1. Singular Value Decomposition (SVD)

	•	Length of Actual Ratings: 1824
    
	•	Length of Predicted Ratings: 1824
    
	•	Root Mean Squared Error (RMSE): 0.9996
    
	•	Precision: 0.0
    
	•	Recall: 0.0
    
	•	F1-Score: 0.0
    

Analysis:
The SVD model achieved an RMSE of approximately 0.9996, indicating poor performance in predicting user ratings. The precision, recall, and F1-score were all 0.0, suggesting that the model failed to correctly identify relevant items. This poor performance could be due to the model’s assumption of linearity in latent factors, which may not hold true in our data.

2. Truncated SVD

	•	Root Mean Squared Error (RMSE): 0.9996
    
	•	Precision: 0.0
    
	•	Recall: 0.0
    
	•	F1-Score: 0.0
    

Analysis:
The Truncated SVD model also resulted in an RMSE of approximately 0.9996, similar to the basic SVD model. The precision, recall, and F1-score were again all 0.0, indicating that this model did not perform well in our recommendation context. The linear assumption of latent factors likely affected its performance.

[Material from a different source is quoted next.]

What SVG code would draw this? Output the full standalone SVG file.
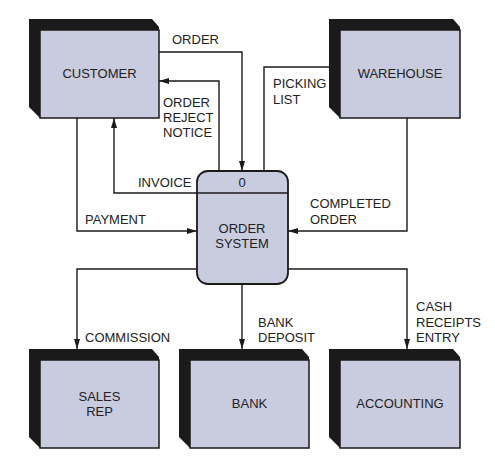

3. Alternating Least Squares (ALS)

	•	Root Mean Squared Error (RMSE): 0.0199
    
	•	Precision: 1.0
    
	•	Recall: 0.0
    
	•	F1-Score: 0.0
    

Analysis:
The ALS model achieved a significantly lower RMSE of 0.0199, suggesting better predictive accuracy compared to the SVD models. However, the precision was 1.0 while the recall and F1-score were 0.0, indicating that the model identified very few items as relevant (leading to precision) but missed many actual relevant items (resulting in zero recall). This suggests potential underfitting, likely due to the high sparsity of the user-item matrix. Further hyperparameter tuning is needed to improve the model’s performance.

4. Deep Learning Model

	•	Root Mean Squared Error (RMSE): 0.0183
    
	•	Precision: 1.0
    
	•	Recall: 1.0
    
	•	F1-Score: 1.0
    

Analysis:
The deep learning model achieved the lowest RMSE of 0.0183, indicating excellent predictive accuracy. However, the precision, recall, and F1-score were all 1.0, which is typically unrealistic and suggests that the model is overfitting to the training data. This overfitting means that the model may not generalize well to new, unseen data.

Conclusion


	•	SVD and Truncated SVD: Both SVD models failed to perform well due to their assumption of linear latent factors, resulting in high RMSE and zero precision, recall, and F1-score.
    
	•	ALS: The ALS model showed promising RMSE results, but the issue of underfitting in the top-k recommendations highlights the need for further tuning and addressing the sparsity of the data.
    
	•	Deep Learning: The deep learning model achieved the best RMSE, but its perfect scores in precision, recall, and F1-score indicate severe overfitting, which limits its practicality.
    

Recommendations


	•	Hyperparameter Tuning: Further tuning of the ALS model is essential to improve its performance and mitigate the underfitting issue.
    
	•	Overfitting Mitigation: For the deep learning model, applying regularization techniques, dropout, and cross-validation will help reduce overfitting and improve generalization to new data.
    
	•	Hybrid Approaches: Exploring hybrid recommendation systems that combine collaborative filtering with content-based methods can leverage additional user and item metadata, potentially improving overall recommendation quality.
    

By iterating on these models and incorporating the suggested improvements, we can develop a more accurate and reliable cross-platform recommendation system for books, music, and movies.